● **DATASET EXTRACT**:
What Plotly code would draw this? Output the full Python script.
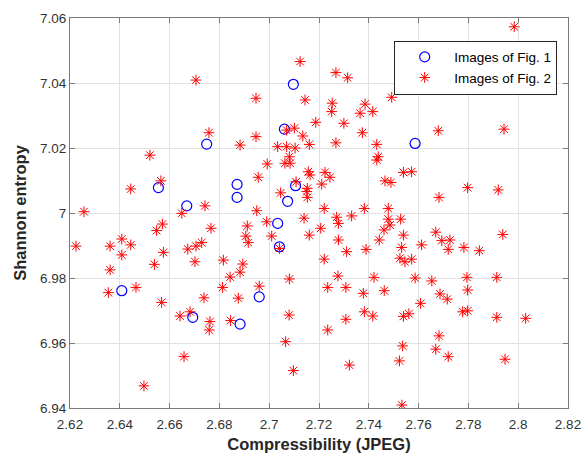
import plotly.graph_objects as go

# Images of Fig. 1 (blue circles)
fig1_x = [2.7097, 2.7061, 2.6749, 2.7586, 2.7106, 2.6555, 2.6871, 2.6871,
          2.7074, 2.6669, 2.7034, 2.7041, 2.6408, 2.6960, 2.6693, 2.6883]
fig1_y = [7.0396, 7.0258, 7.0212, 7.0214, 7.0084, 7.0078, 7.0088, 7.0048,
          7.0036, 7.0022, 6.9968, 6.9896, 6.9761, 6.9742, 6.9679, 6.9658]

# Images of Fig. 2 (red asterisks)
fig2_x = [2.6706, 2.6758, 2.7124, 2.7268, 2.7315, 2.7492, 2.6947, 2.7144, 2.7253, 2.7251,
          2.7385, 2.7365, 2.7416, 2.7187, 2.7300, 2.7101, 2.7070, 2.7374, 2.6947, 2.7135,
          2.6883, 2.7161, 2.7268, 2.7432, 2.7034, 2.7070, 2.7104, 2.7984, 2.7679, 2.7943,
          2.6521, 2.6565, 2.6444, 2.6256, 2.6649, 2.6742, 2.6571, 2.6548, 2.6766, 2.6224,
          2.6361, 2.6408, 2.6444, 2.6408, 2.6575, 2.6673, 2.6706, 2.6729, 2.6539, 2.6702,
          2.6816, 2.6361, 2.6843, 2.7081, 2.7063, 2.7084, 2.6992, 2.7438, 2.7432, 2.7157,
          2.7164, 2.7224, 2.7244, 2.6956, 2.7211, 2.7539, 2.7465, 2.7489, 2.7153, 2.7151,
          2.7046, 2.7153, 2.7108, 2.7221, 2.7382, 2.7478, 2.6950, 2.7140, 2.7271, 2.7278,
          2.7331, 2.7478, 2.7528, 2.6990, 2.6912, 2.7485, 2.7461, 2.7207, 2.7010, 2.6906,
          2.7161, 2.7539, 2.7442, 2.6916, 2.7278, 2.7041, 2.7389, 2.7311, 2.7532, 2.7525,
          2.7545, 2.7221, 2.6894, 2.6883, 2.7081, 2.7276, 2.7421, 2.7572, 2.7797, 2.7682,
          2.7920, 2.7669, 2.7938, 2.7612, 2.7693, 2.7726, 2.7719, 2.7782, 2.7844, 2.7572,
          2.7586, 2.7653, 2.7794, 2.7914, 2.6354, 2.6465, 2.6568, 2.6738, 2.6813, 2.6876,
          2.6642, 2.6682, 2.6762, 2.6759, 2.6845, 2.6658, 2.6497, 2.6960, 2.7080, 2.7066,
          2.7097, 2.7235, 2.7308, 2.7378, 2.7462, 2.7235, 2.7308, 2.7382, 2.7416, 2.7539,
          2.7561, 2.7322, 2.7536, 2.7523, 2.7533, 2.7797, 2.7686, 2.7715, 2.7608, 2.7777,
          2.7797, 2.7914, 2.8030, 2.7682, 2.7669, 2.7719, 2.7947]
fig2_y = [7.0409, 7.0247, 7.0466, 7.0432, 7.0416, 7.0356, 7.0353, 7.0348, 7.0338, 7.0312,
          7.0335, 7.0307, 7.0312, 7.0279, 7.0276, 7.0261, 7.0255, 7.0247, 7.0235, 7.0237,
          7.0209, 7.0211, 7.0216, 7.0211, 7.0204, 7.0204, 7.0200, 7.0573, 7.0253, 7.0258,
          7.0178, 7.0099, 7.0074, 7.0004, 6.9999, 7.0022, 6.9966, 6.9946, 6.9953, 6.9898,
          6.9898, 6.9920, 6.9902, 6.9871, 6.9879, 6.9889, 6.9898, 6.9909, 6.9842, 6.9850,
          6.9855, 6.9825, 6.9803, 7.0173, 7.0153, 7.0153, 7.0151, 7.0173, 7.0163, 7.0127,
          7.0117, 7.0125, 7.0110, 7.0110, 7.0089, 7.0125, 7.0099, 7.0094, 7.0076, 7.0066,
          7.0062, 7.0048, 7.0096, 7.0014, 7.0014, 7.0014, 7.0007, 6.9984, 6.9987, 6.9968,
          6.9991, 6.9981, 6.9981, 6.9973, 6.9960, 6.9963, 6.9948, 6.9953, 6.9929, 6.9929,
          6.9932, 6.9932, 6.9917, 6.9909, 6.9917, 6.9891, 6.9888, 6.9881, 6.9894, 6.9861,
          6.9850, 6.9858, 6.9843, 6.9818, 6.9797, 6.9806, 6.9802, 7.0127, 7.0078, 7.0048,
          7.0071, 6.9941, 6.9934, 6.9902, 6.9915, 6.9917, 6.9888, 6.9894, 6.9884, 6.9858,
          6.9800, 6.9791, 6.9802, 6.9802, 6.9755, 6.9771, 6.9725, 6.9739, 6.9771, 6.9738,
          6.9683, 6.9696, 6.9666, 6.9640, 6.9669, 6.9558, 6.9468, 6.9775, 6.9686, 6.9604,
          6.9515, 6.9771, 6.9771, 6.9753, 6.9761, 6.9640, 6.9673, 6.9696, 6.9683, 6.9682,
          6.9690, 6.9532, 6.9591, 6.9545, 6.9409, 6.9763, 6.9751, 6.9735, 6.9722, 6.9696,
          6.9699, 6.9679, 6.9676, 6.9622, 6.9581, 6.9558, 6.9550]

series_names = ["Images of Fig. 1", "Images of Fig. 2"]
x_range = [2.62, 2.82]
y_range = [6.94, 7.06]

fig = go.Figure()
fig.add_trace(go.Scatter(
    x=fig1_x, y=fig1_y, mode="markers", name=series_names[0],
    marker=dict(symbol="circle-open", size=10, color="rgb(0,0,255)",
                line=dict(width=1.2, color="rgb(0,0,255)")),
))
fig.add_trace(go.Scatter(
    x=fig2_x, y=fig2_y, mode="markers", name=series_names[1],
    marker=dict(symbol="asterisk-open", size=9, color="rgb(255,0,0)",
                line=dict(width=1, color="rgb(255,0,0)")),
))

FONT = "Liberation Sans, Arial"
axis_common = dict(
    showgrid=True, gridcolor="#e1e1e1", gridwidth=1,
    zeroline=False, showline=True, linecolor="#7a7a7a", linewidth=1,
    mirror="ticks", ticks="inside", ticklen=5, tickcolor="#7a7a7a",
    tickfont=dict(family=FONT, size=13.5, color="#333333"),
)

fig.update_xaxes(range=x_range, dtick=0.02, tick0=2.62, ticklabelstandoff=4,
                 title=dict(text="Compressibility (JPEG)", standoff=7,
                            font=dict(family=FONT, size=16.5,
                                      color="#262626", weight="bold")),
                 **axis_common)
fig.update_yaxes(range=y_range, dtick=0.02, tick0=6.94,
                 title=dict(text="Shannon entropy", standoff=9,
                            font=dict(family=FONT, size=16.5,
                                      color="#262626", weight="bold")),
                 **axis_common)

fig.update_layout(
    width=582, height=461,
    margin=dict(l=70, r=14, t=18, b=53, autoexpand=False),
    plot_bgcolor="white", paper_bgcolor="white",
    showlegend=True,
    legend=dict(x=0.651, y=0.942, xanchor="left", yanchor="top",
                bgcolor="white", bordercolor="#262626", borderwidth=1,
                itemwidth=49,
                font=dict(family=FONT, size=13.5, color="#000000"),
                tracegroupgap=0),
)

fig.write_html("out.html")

● **WHAT YOU ARE ASKED TO DO**: Without the pictures, return the listing above from its first line through the line that has "7.0036, 7.0022, 6.9968, 6.9896, 6.9761, 6.9742, 6.9679, 6.9658]".

● **TASK OUTPUT**:
What Plotly code would draw this? Output the full Python script.
import plotly.graph_objects as go

# Images of Fig. 1 (blue circles)
fig1_x = [2.7097, 2.7061, 2.6749, 2.7586, 2.7106, 2.6555, 2.6871, 2.6871,
          2.7074, 2.6669, 2.7034, 2.7041, 2.6408, 2.6960, 2.6693, 2.6883]
fig1_y = [7.0396, 7.0258, 7.0212, 7.0214, 7.0084, 7.0078, 7.0088, 7.0048,
          7.0036, 7.0022, 6.9968, 6.9896, 6.9761, 6.9742, 6.9679, 6.9658]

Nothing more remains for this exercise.